Dans cette complexe affaire Karachi, les juges Van Ruymbeke et Le Loire semblent convaincus qu'une partie des commissions perçues dans la vente de sous-marins au Pakistan (contrat Agosta) et à l’Arabie saoudite (contrat Sawari II) par l'intermédiaire de Ziad Takieddine a servi à financer la campagne présidentielle d'Édouard Balladur en 1995, via un système de rétrocommissions. Tout ce complexe montage financier avait pris vie sous l’appellation "réseau K" (pour "King", une référence au roi saoudien). Un réseau qui aurait aussi permis de renflouer les caisses du parti de François Léotard, le Parti républicain, en pleine déconfiture financière.

L'une des hypothèses envisagées est que la fin du versement des commissions au réseau K aurait provoqué l'attentat de Karachi, le 8 mai 2002, en représailles contre la France. Cet arrêt avait été ordonné par Jacques Chirac en 1996, averti par Dominique de Villepin, son secrétaire général, que ce flot d’argent avait pu profiter à son rival Balladur.
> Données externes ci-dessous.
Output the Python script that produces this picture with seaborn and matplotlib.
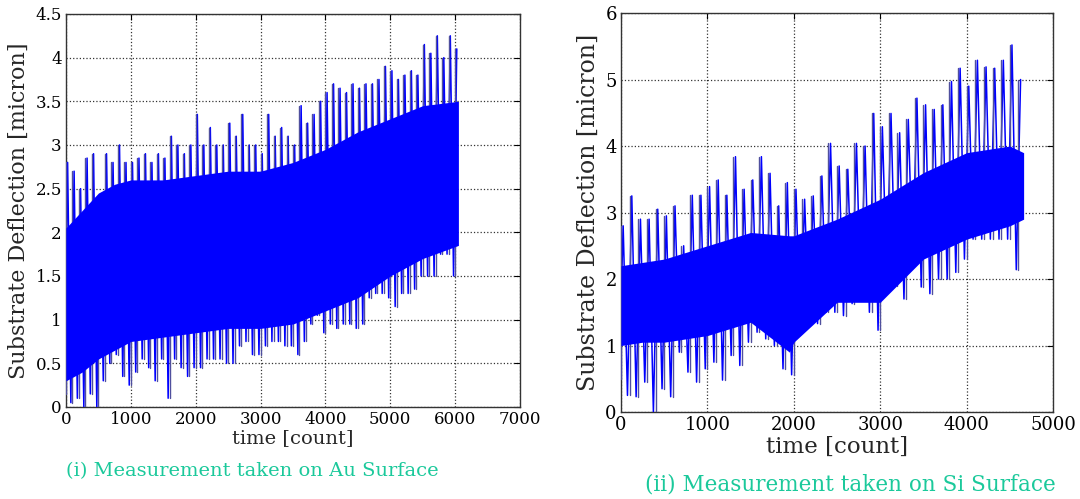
import numpy as np
import pandas as pd
import matplotlib
matplotlib.use("Agg")
import matplotlib.pyplot as plt
import seaborn as sns

# ---------------- data ----------------
# (i) Au surface: local max / min of the trace in each 100-count bin
au_t = list(range(0, 6100, 100))
au_hi = [2.8, 2.7, 2.5, 2.85, 2.9, 2.4, 2.9, 2.8, 3.0, 2.8,
         2.8, 2.85, 2.9, 2.8, 2.9, 2.85, 3.1, 3.0, 2.9, 3.0,
         3.35, 3.0, 3.2, 3.0, 3.0, 3.25, 3.1, 3.35, 3.0, 3.0,
         2.9, 3.35, 3.1, 3.2, 3.1, 3.0, 3.45, 3.25, 3.35, 3.5,
         3.6, 3.7, 3.65, 3.6, 3.7, 3.65, 3.7, 3.7, 3.75, 3.9,
         3.85, 3.75, 3.8, 3.85, 3.8, 4.15, 4.05, 4.25, 4.0, 4.25,
         4.1]
au_lo = [0.15, 0.05, 0.1, 0.0, 0.15, 0.0, 0.3, 0.5, 0.6, 0.35,
         0.25, 0.4, 0.55, 0.45, 0.3, 0.55, 0.1, 0.55, 0.45, 0.35,
         0.45, 0.45, 0.55, 0.55, 0.55, 0.5, 0.5, 0.7, 0.75, 0.6,
         0.6, 0.7, 0.75, 0.75, 0.7, 0.7, 0.6, 0.75, 0.95, 1.05,
         0.85, 0.95, 0.9, 0.95, 0.95, 0.9, 0.95, 1.25, 1.3, 1.3,
         1.25, 1.15, 1.3, 1.3, 1.35, 1.5, 1.5, 1.5, 1.75, 1.75,
         1.5]
# solid (dense) core of the Au trace
au_core_t = [0, 250, 500, 750, 1000, 1500, 2000, 2500, 3000, 3500,
             4000, 4500, 5000, 5500, 6050]
au_core_hi = [2.05, 2.25, 2.45, 2.55, 2.6, 2.6, 2.65, 2.7, 2.7, 2.8,
              2.95, 3.15, 3.3, 3.45, 3.5]
au_core_lo = [0.3, 0.4, 0.55, 0.65, 0.75, 0.8, 0.85, 0.9, 0.9, 0.95,
              1.1, 1.25, 1.5, 1.7, 1.85]

# (ii) Si surface: local max / min of the trace in each 100-count bin
si_t = list(range(0, 4700, 100))
si_hi = [2.8, 3.25, 2.9, 2.9, 3.05, 2.95, 3.1, 2.5, 3.26, 3.26,
         3.39, 3.49, 3.26, 3.84, 3.35, 3.49, 3.84, 3.59, 3.1, 3.45,
         3.35, 3.2, 3.25, 3.55, 4.04, 3.7, 3.65, 4.04, 4.0, 4.49,
         4.29, 4.49, 4.2, 4.4, 4.72, 4.62, 4.55, 4.62, 4.97, 5.17,
         4.9, 5.29, 5.19, 5.17, 5.29, 5.52, 5.0]
si_lo = [0.5, 0.25, 0.23, 0.45, 0.0, 0.35, 0.23, 0.9, 0.6, 0.45,
         0.65, 0.75, 0.48, 0.85, 0.7, 1.05, 1.2, 1.1, 1.0, 0.65,
         0.56, 1.2, 1.33, 1.33, 1.5, 1.5, 1.45, 1.63, 1.7, 1.5,
         1.23, 2.0, 1.9, 1.7, 2.24, 1.88, 1.78, 2.0, 2.0, 2.1,
         2.3, 2.6, 2.6, 2.6, 2.6, 2.6, 2.14]
si_core_t = [0, 250, 500, 1000, 1500, 1950, 2000, 2500, 3000, 3500,
             4000, 4500, 4660]
si_core_hi = [2.2, 2.25, 2.3, 2.5, 2.7, 2.65, 2.65, 2.9, 3.2, 3.6,
              3.9, 4.0, 3.9]
si_core_lo = [1.0, 1.05, 1.05, 1.15, 1.35, 0.9, 1.05, 1.65, 1.65, 2.3,
              2.6, 2.8, 2.9]

au_xticks = [0, 1000, 2000, 3000, 4000, 5000, 6000, 7000]
au_yticks = [0, 0.5, 1, 1.5, 2, 2.5, 3, 3.5, 4, 4.5]
au_ylabels = ["0", "0.5", "1", "1.5", "2", "2.5", "3", "3.5", "4", "4.5"]
si_xticks = [0, 1000, 2000, 3000, 4000, 5000]
si_yticks = [0, 1, 2, 3, 4, 5, 6]

xlabel = "time [count]"
ylabel = "Substrate Deflection [micron]"
cap_au = "(i) Measurement taken on Au Surface"
cap_si = "(ii) Measurement taken on Si Surface"

# ---------------- drawing ----------------
sns.set_style("white")
plt.rcParams["font.family"] = ["DejaVu Serif"]

fig = plt.figure(figsize=(10.8, 4.99), dpi=100)
ax1 = fig.add_axes([0.0611, 0.1844, 0.4204, 0.7876])
ax2 = fig.add_axes([0.575, 0.1743, 0.400, 0.7996])

SPIKE = "#50509e"
CORE = "#0000ff"
CAPC = "#1bc99b"


def spikes_frame(t, lo, hi):
    rows = []
    for k, (ti, l, h) in enumerate(zip(t, lo, hi)):
        rows.append((k, ti, l))
        rows.append((k, ti, h))
    return pd.DataFrame(rows, columns=["bin", "t", "v"])


def zigzag_frame(t, lo, hi, half):
    xs, ys = [], []
    for ti, l, h in zip(t, lo, hi):
        xs += [ti - half / 2, ti + half / 2]
        ys += [l, h]
    return pd.DataFrame({"t": xs, "v": ys})


def draw(ax, t, lo, hi, ct, chi, clo):
    zz = zigzag_frame(t, lo, hi, 50)
    sns.lineplot(data=zz, x="t", y="v", sort=False, estimator=None,
                 color=CORE, lw=1.1, ax=ax, zorder=3)
    sp = spikes_frame(t, lo, hi)
    sns.lineplot(data=sp, x="t", y="v", units="bin", estimator=None,
                 sort=False, color=SPIKE, lw=1.0, ax=ax, zorder=4)
    ax.fill_between(ct, clo, chi, color=CORE, lw=0, zorder=5)


draw(ax1, au_t, au_lo, au_hi, au_core_t, au_core_hi, au_core_lo)
draw(ax2, si_t, si_lo, si_hi, si_core_t, si_core_hi, si_core_lo)


def style(ax, xt, yt, xlim, ylim, ylabels=None, tfs=12, xfs=14, yfs=15):
    ax.set_xlim(*xlim)
    ax.set_ylim(*ylim)
    ax.set_xticks(xt)
    ax.set_yticks(yt)
    if ylabels is not None:
        ax.set_yticklabels(ylabels)
    ax.grid(True, ls=":", color="black", lw=0.9, alpha=0.8)
    ax.set_axisbelow(True)
    ax.tick_params(direction="in", top=True, right=True, length=4,
                   width=0.8, labelsize=tfs, pad=3, colors="black")
    for s in ax.spines.values():
        s.set_visible(True)
        s.set_color("#333333")
        s.set_linewidth(1.0)
    ax.set_xlabel(xlabel, fontsize=xfs, labelpad=1)
    ax.set_ylabel(ylabel, fontsize=yfs, labelpad=4)


style(ax1, au_xticks, au_yticks, (0, 7000), (0, 4.5), au_ylabels,
      tfs=12, xfs=14, yfs=16)
style(ax2, si_xticks, si_yticks, (0, 5000), (0, 6), None,
      tfs=13, xfs=16.5, yfs=17)

fig.text(0.061, 0.055, cap_au, color=CAPC, fontsize=14, ha="left", va="center")
fig.text(0.597, 0.03, cap_si, color=CAPC, fontsize=15.5, ha="left", va="center")

fig.savefig("out.png", dpi=100)
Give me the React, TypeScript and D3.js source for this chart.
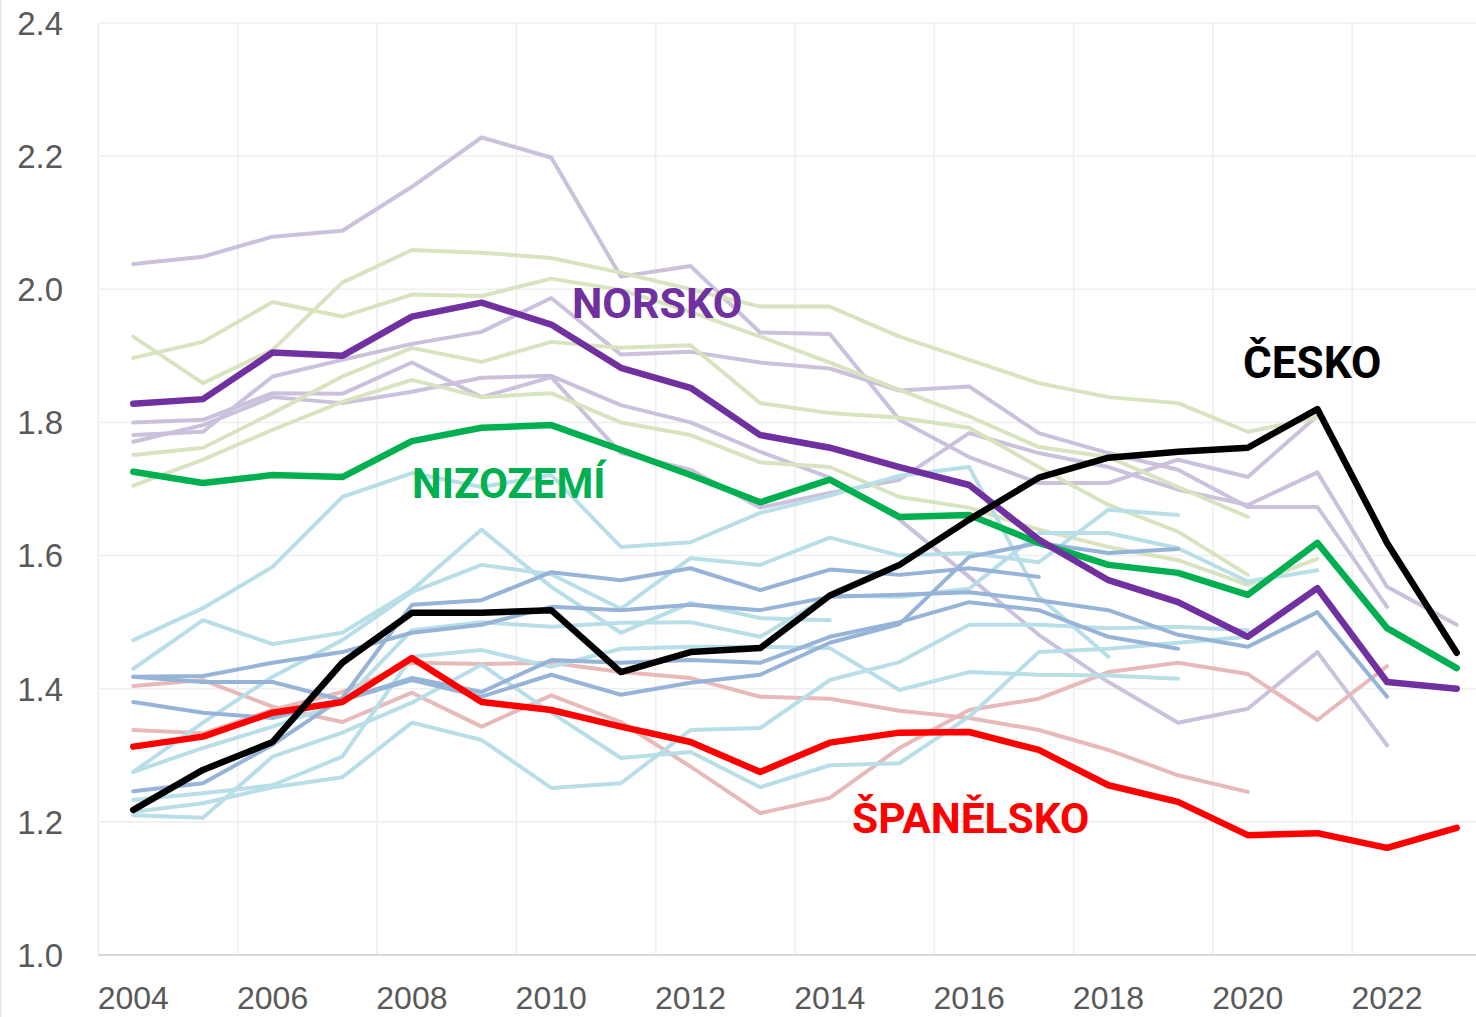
import React from "react";
import * as d3 from "d3";

const years = [2004, 2005, 2006, 2007, 2008, 2009, 2010, 2011, 2012, 2013, 2014, 2015, 2016, 2017, 2018, 2019, 2020, 2021, 2022, 2023];
const xTickYears = [2004, 2006, 2008, 2010, 2012, 2014, 2016, 2018, 2020, 2022];
const yTicks = [1.0, 1.2, 1.4, 1.6, 1.8, 2.0, 2.2, 2.4];

type V = number | null;

// highlighted series
const cesko: V[] = [1.218, 1.278, 1.32, 1.439, 1.514, 1.514, 1.518, 1.425, 1.455, 1.461, 1.54, 1.586, 1.654, 1.717, 1.747, 1.756, 1.762, 1.82, 1.619, 1.454];
const norsko: V[] = [1.828, 1.835, 1.905, 1.9, 1.959, 1.98, 1.947, 1.882, 1.852, 1.781, 1.762, 1.733, 1.706, 1.624, 1.563, 1.53, 1.478, 1.551, 1.41, 1.4];
const nizozemi: V[] = [1.726, 1.709, 1.721, 1.718, 1.772, 1.792, 1.796, 1.759, 1.721, 1.68, 1.714, 1.658, 1.661, 1.619, 1.586, 1.574, 1.541, 1.619, 1.491, 1.431];
const spanelsko: V[] = [1.313, 1.328, 1.364, 1.38, 1.446, 1.38, 1.368, 1.343, 1.32, 1.275, 1.319, 1.334, 1.335, 1.308, 1.255, 1.23, 1.18, 1.183, 1.161, 1.191];

// background: light purple
const purple1: V[] = [2.038, 2.049, 2.079, 2.088, 2.154, 2.228, 2.198, 2.019, 2.035, 1.935, 1.933, 1.804, 1.748, 1.709, 1.709, 1.744, 1.718, 1.81, null, null];
const purple2: V[] = [1.8, 1.804, 1.844, 1.843, 1.89, 1.838, 1.868, 1.754, 1.729, 1.672, 1.694, 1.714, 1.784, 1.754, 1.733, 1.699, 1.676, 1.725, 1.553, 1.496];
const purple3: V[] = [1.781, 1.786, 1.869, 1.894, 1.918, 1.936, 1.987, 1.902, 1.906, 1.89, 1.881, 1.848, 1.854, 1.784, 1.754, 1.729, 1.673, 1.673, 1.523, null];
const purple4: V[] = [1.771, 1.796, 1.838, 1.829, 1.846, 1.867, 1.87, 1.826, 1.8, 1.756, 1.717, 1.654, 1.568, 1.481, 1.41, 1.349, 1.37, 1.455, 1.315, null];

// background: light green
const green1: V[] = [1.929, 1.859, 1.909, 2.01, 2.059, 2.055, 2.047, 2.025, 2.0, 1.974, 1.974, 1.929, 1.894, 1.859, 1.838, 1.829, 1.786, 1.807, null, null];
const green2: V[] = [1.897, 1.921, 1.981, 1.959, 1.992, 1.99, 2.016, 1.999, 1.966, 1.929, 1.89, 1.849, 1.809, 1.763, 1.748, 1.703, 1.658, null, null, null];
const green3: V[] = [1.751, 1.762, 1.814, 1.869, 1.912, 1.891, 1.921, 1.912, 1.916, 1.829, 1.814, 1.807, 1.792, 1.733, 1.676, 1.636, 1.571, null, null, null];
const green4: V[] = [1.705, 1.744, 1.789, 1.831, 1.864, 1.838, 1.844, 1.8, 1.781, 1.74, 1.733, 1.688, 1.672, 1.639, 1.613, 1.593, 1.556, 1.595, null, null];

// background: light blue
const lblue1: V[] = [1.473, 1.521, 1.583, 1.688, 1.724, 1.703, 1.721, 1.613, 1.62, 1.664, 1.69, 1.72, 1.733, 1.538, 1.448, null, null, null, null, null];
const lblue2: V[] = [1.43, 1.503, 1.467, 1.484, 1.548, 1.639, 1.553, 1.484, 1.529, 1.506, 1.503, null, null, null, null, null, null, null, null, null];
const lblue3: V[] = [1.275, 1.349, 1.418, 1.473, 1.545, 1.586, 1.572, 1.52, 1.596, 1.586, 1.627, 1.6, 1.604, 1.59, 1.669, 1.661, null, null, null, null];
const lblue4: V[] = [1.275, 1.311, 1.343, 1.379, 1.488, 1.5, 1.493, 1.499, 1.5, 1.478, 1.54, 1.538, 1.55, 1.634, 1.634, 1.611, 1.561, 1.578, null, null];
const lblue5: V[] = [1.233, 1.243, 1.255, 1.298, 1.448, 1.458, 1.433, 1.46, 1.463, 1.463, 1.461, 1.398, 1.425, 1.421, 1.42, 1.415, null, null, null, null];
const lblue6: V[] = [1.21, 1.206, 1.298, 1.334, 1.379, 1.436, 1.364, 1.296, 1.305, 1.252, 1.285, 1.288, 1.358, 1.455, 1.46, 1.469, 1.478, null, null, null];
const lblue7: V[] = [1.215, 1.228, 1.252, 1.267, 1.349, 1.323, 1.251, 1.258, 1.338, 1.341, 1.413, 1.44, 1.496, 1.496, 1.491, 1.493, 1.488, null, null, null];

// background: medium blue
const mblue1: V[] = [1.418, 1.419, 1.439, 1.455, 1.484, 1.496, 1.523, 1.518, 1.526, 1.518, 1.538, 1.541, 1.545, 1.533, 1.518, 1.481, 1.463, 1.515, 1.388, null];
const mblue2: V[] = [1.246, 1.258, 1.316, 1.386, 1.526, 1.533, 1.575, 1.563, 1.581, 1.548, 1.579, 1.571, 1.581, 1.568, null, null, null, null, null, null];
const mblue3: V[] = [1.418, 1.41, 1.41, 1.383, 1.416, 1.395, 1.443, 1.439, 1.443, 1.439, 1.478, 1.5, 1.53, 1.518, 1.478, 1.46, null, null, null, null];
const mblue4: V[] = [1.38, 1.364, 1.356, 1.383, 1.413, 1.388, 1.421, 1.391, 1.409, 1.421, 1.469, 1.497, 1.598, 1.619, 1.604, 1.61, null, null, null, null];

// background: light red
const pink1: V[] = [1.404, 1.413, 1.373, 1.35, 1.394, 1.343, 1.39, 1.35, 1.283, 1.213, 1.236, 1.311, 1.368, 1.385, 1.425, 1.439, 1.422, 1.353, 1.434, null];
const pink2: V[] = [1.338, 1.333, 1.368, 1.395, 1.439, 1.437, 1.439, 1.425, 1.416, 1.388, 1.385, 1.367, 1.356, 1.338, 1.308, 1.27, 1.245, null, null, null];

const background: { data: V[]; color: string }[] = [
  ...[purple1, purple2, purple3, purple4].map((d) => ({ data: d, color: "#ccc1dc" })),
  ...[green1, green2, green3, green4].map((d) => ({ data: d, color: "#d8e4bf" })),
  ...[pink1, pink2].map((d) => ({ data: d, color: "#e7bab9" })),
  ...[lblue1, lblue2, lblue3, lblue4, lblue5, lblue6, lblue7].map((d) => ({ data: d, color: "#b8dee8" })),
  ...[mblue1, mblue2, mblue3, mblue4].map((d) => ({ data: d, color: "#96b3d8" })),
];

const highlights: { data: V[]; color: string }[] = [
  { data: spanelsko, color: "#ff0000" },
  { data: nizozemi, color: "#00b050" },
  { data: norsko, color: "#7030a0" },
  { data: cesko, color: "#000000" },
];

const W = 1476;
const H = 1017;

export default function App() {
  const x = d3.scaleLinear().domain([2004, 2023]).range([133.3, 1456.7]);
  const y = d3.scaleLinear().domain([1.0, 2.4]).range([955, 23]);
  const left = x(2003.5);
  const right = x(2023.5);

  const line = d3
    .line<V>()
    .defined((d) => d != null)
    .x((_, i) => x(years[i]))
    .y((d) => y(d as number));

  const axisFont = "'Liberation Sans', Arial, sans-serif";
  const labelFont = "Roboto, 'Noto Sans', sans-serif";

  return (
    <svg
      width={W}
      height={H}
      viewBox={`0 0 ${W} ${H}`}
      style={{ position: "absolute", left: 0, top: 0, background: "#ffffff" }}
    >
      <rect x={0} y={0} width={W} height={H} fill="#ffffff" />
      <line x1={0.75} x2={0.75} y1={0} y2={H} stroke="#e6e6e6" strokeWidth={1.5} />
      {/* horizontal gridlines */}
      {yTicks.slice(1).map((t) => (
        <line key={"h" + t} x1={left} x2={right} y1={y(t)} y2={y(t)} stroke="#efefef" strokeWidth={1.6} />
      ))}
      {/* vertical gridlines */}
      {xTickYears.map((yr) => (
        <line key={"v" + yr} x1={x(yr - 0.5)} x2={x(yr - 0.5)} y1={y(2.4)} y2={y(1.0)} stroke="#efefef" strokeWidth={1.6} />
      ))}
      {/* baseline */}
      <line x1={left} x2={right} y1={y(1.0)} y2={y(1.0)} stroke="#d9d9d9" strokeWidth={1.8} />

      {/* y tick labels */}
      {yTicks.map((t) => (
        <text
          key={"yl" + t}
          x={63}
          y={y(t)}
          dy="0.36em"
          textAnchor="end"
          fontFamily={axisFont}
          fontSize={33}
          fill="#595959"
        >
          {t.toFixed(1)}
        </text>
      ))}
      {/* x tick labels */}
      {xTickYears.map((yr) => (
        <text
          key={"xl" + yr}
          x={x(yr)}
          y={1009}
          textAnchor="middle"
          fontFamily={axisFont}
          fontSize={32}
          fill="#595959"
        >
          {yr}
        </text>
      ))}

      {/* background lines */}
      {background.map((s, i) => (
        <path
          key={"bg" + i}
          d={line(s.data) || ""}
          fill="none"
          stroke={s.color}
          strokeWidth={4}
          strokeLinejoin="round"
          strokeLinecap="round"
        />
      ))}
      {/* highlighted lines */}
      {highlights.map((s, i) => (
        <path
          key={"hl" + i}
          d={line(s.data) || ""}
          fill="none"
          stroke={s.color}
          strokeWidth={6.5}
          strokeLinejoin="round"
          strokeLinecap="round"
        />
      ))}

      {/* labels */}
      <text x={572} y={318} fontFamily={labelFont} fontWeight={700} fontSize={43} fill="#7030a0">NORSKO</text>
      <text x={412} y={498} fontFamily={labelFont} fontWeight={700} fontSize={42} fill="#00b050">NIZOZEMÍ</text>
      <text x={1243} y={378} fontFamily={labelFont} fontWeight={700} fontSize={44} fill="#000000">ČESKO</text>
      <text x={852} y={833} fontFamily={labelFont} fontWeight={700} fontSize={42.5} fill="#ff0000">ŠPANĚLSKO</text>
    </svg>
  );
}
Quinze personnes avaient été tuées au cours de cet attentat, dont onze ouvriers français construisant des sous-marins. Lors de leur enquête, les deux magistrats ont découvert que 20 millions de francs (3 millions d'euros) avaient été versés en espèces sur le compte de campagne d’Édouard Balladur, dont 10 millions au lendemain du premier tour. À l’époque, l'ex-Premier ministre avait invoqué des ventes de gadgets et de T-shirts lors des meetings pour expliquer ce versement au Conseil constitutionnel, qui examinait ses comptes.